WORK TO COMPLETE: Leave the pictures out and quote every line from the start of the listing to the line with "return (PY1 - yp) / (PY1 - PY0)", inclusive.

SUPPLIED ENTRIES:
=======

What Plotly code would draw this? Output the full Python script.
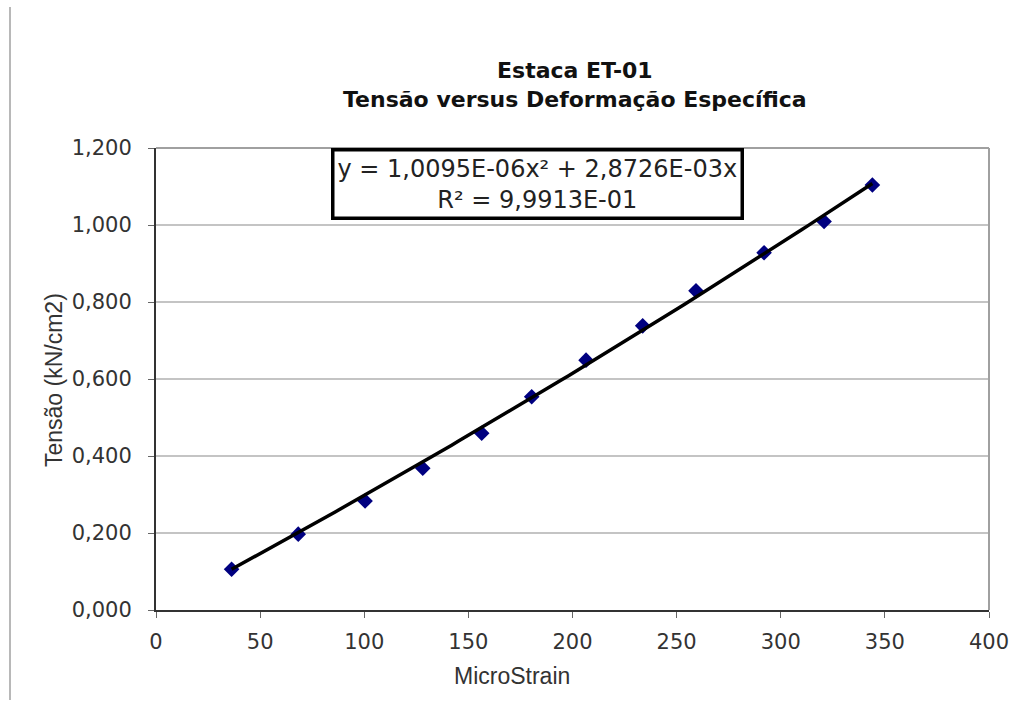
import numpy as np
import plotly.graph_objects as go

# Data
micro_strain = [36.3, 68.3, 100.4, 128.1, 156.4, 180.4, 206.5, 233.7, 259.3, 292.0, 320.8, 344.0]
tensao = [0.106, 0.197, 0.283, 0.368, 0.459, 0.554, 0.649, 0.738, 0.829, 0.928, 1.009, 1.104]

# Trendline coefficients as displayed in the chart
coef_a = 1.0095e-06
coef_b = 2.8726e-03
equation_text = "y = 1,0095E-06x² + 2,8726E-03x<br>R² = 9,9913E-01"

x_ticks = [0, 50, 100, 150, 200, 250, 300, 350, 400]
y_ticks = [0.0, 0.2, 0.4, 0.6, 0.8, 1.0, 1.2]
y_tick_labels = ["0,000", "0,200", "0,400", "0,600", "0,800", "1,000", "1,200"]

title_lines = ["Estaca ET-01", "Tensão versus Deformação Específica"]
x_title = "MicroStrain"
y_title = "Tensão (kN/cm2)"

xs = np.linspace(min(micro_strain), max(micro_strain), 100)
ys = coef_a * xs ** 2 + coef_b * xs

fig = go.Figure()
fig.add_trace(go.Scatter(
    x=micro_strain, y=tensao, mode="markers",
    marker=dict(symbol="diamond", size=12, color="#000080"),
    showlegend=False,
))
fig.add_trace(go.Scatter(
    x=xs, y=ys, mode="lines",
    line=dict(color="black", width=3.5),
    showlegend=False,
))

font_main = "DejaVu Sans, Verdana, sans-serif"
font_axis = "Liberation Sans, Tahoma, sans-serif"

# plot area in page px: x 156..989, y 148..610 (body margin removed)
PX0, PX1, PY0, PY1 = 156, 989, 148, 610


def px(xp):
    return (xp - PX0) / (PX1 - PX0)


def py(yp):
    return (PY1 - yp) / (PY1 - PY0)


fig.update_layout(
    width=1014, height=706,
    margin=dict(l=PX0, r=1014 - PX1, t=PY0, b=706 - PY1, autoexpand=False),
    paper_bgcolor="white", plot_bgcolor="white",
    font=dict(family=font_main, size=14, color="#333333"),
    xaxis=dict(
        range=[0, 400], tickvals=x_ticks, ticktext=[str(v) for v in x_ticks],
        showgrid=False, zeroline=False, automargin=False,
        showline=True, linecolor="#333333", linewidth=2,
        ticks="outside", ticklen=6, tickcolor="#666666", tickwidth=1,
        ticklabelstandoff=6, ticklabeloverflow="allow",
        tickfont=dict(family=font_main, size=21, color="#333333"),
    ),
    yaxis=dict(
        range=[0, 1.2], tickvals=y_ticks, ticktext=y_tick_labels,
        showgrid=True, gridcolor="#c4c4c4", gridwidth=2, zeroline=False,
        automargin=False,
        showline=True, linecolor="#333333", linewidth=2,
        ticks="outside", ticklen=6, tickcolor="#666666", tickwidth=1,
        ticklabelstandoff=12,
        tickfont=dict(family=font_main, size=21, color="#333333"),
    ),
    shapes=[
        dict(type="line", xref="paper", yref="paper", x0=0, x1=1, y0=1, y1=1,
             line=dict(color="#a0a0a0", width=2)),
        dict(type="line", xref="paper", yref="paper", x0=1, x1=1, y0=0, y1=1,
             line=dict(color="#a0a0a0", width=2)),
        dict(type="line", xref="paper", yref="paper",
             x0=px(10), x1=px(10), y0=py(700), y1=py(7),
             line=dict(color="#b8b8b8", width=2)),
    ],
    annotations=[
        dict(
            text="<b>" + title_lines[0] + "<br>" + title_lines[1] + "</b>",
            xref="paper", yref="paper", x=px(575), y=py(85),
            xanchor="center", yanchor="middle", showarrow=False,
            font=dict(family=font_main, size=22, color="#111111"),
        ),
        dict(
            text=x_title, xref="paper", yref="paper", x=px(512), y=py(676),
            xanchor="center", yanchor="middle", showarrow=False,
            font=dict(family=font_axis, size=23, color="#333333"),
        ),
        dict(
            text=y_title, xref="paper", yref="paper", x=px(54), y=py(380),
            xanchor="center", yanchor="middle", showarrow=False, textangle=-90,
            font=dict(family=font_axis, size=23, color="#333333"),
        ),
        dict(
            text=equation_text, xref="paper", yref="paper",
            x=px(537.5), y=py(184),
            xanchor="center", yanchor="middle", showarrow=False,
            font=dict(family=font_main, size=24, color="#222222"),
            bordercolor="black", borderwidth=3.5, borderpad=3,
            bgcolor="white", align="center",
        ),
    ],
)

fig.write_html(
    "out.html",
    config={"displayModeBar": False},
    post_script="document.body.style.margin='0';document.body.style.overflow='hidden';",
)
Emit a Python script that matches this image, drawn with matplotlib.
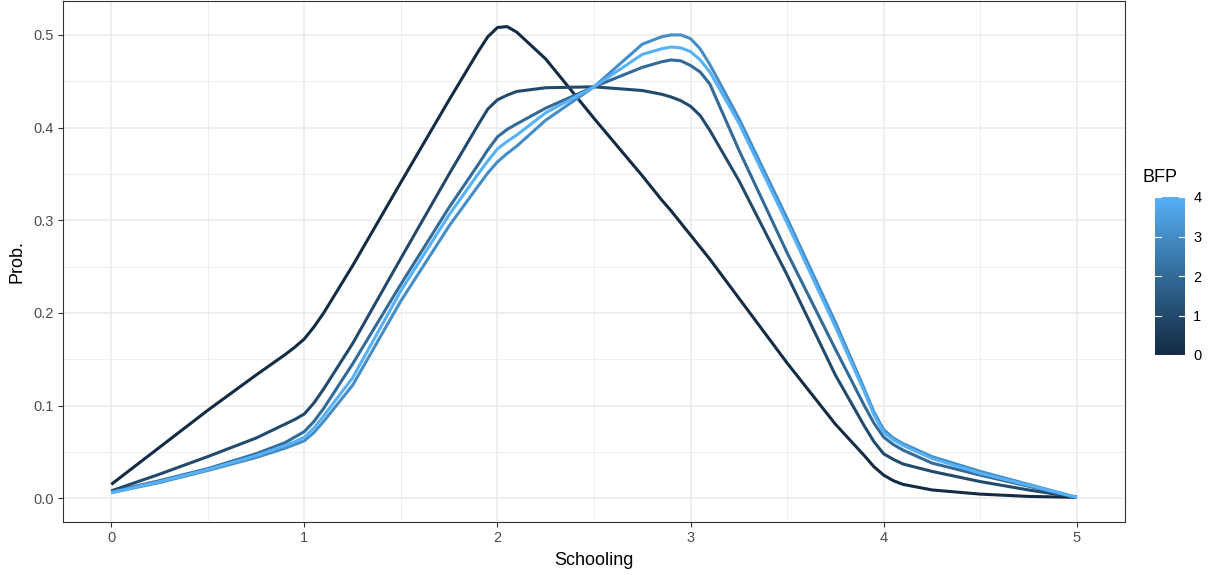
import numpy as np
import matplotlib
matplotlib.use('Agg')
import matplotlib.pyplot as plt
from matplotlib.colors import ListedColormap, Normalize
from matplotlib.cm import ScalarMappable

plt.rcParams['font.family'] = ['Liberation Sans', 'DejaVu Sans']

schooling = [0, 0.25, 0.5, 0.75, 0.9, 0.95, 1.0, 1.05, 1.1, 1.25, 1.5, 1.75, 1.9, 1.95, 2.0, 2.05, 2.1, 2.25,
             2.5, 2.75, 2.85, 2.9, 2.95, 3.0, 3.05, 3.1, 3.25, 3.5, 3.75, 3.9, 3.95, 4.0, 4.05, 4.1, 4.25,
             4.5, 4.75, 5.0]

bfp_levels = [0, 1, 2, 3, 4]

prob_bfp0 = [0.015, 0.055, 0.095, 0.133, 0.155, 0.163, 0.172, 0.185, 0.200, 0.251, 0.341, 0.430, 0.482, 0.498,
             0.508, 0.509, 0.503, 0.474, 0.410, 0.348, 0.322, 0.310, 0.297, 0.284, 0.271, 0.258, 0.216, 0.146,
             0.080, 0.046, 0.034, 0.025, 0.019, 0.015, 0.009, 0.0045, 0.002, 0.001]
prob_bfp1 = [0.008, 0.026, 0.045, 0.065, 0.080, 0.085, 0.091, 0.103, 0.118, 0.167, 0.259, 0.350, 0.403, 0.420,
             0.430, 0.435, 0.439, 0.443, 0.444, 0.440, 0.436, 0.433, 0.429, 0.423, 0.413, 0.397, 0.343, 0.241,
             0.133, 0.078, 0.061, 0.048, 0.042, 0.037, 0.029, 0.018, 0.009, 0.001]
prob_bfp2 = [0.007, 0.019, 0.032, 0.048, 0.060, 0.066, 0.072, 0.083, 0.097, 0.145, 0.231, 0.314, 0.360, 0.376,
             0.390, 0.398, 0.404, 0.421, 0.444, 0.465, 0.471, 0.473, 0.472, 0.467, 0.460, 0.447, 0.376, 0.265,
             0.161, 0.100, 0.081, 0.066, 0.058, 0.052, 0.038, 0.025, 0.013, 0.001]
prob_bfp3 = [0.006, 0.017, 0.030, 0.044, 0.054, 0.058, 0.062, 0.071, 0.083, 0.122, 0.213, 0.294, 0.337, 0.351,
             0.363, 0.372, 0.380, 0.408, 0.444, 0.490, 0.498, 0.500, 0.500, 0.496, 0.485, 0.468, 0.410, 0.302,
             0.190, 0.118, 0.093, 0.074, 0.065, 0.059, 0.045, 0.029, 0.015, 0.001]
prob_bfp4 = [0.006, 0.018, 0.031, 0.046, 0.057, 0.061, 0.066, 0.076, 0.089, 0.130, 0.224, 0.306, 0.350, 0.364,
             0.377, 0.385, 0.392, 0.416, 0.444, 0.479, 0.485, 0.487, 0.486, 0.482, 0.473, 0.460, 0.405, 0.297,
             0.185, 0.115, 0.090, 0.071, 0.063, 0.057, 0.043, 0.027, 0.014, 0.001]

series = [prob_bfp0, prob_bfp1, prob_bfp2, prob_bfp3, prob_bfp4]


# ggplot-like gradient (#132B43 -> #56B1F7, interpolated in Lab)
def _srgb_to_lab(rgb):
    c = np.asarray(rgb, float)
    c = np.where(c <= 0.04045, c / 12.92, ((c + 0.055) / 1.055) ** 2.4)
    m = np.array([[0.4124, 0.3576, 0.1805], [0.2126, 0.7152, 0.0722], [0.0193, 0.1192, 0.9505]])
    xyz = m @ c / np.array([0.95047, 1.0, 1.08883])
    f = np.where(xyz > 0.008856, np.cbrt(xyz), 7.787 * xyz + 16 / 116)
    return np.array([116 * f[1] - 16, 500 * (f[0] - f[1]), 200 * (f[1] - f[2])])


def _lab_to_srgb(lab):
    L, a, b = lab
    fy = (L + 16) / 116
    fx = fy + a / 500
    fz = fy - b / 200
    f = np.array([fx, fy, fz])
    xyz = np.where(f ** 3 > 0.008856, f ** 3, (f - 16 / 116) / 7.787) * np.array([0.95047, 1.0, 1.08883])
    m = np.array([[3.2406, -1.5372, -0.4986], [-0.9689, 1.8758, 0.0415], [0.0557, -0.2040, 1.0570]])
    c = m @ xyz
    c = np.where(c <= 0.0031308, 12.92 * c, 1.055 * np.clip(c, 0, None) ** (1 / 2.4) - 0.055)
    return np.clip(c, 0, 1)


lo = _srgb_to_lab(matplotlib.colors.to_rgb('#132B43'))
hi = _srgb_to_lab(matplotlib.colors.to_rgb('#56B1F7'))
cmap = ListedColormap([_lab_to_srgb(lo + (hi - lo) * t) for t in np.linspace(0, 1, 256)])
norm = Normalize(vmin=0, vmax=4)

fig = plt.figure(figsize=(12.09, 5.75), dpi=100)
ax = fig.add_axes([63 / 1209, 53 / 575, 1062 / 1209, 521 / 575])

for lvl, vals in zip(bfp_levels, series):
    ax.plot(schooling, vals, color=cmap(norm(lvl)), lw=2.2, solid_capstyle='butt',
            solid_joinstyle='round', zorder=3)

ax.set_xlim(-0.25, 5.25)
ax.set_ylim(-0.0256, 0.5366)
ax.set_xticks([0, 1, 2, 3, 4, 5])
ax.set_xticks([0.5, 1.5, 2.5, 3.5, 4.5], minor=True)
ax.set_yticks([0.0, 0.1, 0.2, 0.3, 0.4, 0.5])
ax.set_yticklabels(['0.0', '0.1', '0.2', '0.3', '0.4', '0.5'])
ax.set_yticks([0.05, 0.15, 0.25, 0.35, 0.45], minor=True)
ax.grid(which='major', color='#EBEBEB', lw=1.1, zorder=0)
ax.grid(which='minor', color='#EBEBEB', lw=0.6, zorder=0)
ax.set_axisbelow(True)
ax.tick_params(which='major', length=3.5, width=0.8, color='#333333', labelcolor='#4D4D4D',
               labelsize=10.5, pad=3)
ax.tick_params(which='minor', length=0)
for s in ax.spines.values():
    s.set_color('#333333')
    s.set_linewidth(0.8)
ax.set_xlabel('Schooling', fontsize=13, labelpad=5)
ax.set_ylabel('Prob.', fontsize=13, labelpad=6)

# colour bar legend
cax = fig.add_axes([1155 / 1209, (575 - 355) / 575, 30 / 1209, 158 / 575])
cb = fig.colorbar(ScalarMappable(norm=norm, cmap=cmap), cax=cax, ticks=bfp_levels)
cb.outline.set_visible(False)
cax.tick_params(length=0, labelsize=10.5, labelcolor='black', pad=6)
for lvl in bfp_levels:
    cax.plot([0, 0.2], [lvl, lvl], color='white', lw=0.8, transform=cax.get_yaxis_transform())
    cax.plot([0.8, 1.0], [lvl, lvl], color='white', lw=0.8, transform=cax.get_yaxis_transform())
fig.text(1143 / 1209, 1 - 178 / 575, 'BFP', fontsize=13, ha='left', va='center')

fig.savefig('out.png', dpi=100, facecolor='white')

=======

RESULT OF THIS EXERCISE:
What Plotly code would draw this? Output the full Python script.
import numpy as np
import plotly.graph_objects as go

# Data
micro_strain = [36.3, 68.3, 100.4, 128.1, 156.4, 180.4, 206.5, 233.7, 259.3, 292.0, 320.8, 344.0]
tensao = [0.106, 0.197, 0.283, 0.368, 0.459, 0.554, 0.649, 0.738, 0.829, 0.928, 1.009, 1.104]

# Trendline coefficients as displayed in the chart
coef_a = 1.0095e-06
coef_b = 2.8726e-03
equation_text = "y = 1,0095E-06x² + 2,8726E-03x<br>R² = 9,9913E-01"

x_ticks = [0, 50, 100, 150, 200, 250, 300, 350, 400]
y_ticks = [0.0, 0.2, 0.4, 0.6, 0.8, 1.0, 1.2]
y_tick_labels = ["0,000", "0,200", "0,400", "0,600", "0,800", "1,000", "1,200"]

title_lines = ["Estaca ET-01", "Tensão versus Deformação Específica"]
x_title = "MicroStrain"
y_title = "Tensão (kN/cm2)"

xs = np.linspace(min(micro_strain), max(micro_strain), 100)
ys = coef_a * xs ** 2 + coef_b * xs

fig = go.Figure()
fig.add_trace(go.Scatter(
    x=micro_strain, y=tensao, mode="markers",
    marker=dict(symbol="diamond", size=12, color="#000080"),
    showlegend=False,
))
fig.add_trace(go.Scatter(
    x=xs, y=ys, mode="lines",
    line=dict(color="black", width=3.5),
    showlegend=False,
))

font_main = "DejaVu Sans, Verdana, sans-serif"
font_axis = "Liberation Sans, Tahoma, sans-serif"

# plot area in page px: x 156..989, y 148..610 (body margin removed)
PX0, PX1, PY0, PY1 = 156, 989, 148, 610


def px(xp):
    return (xp - PX0) / (PX1 - PX0)


def py(yp):
    return (PY1 - yp) / (PY1 - PY0)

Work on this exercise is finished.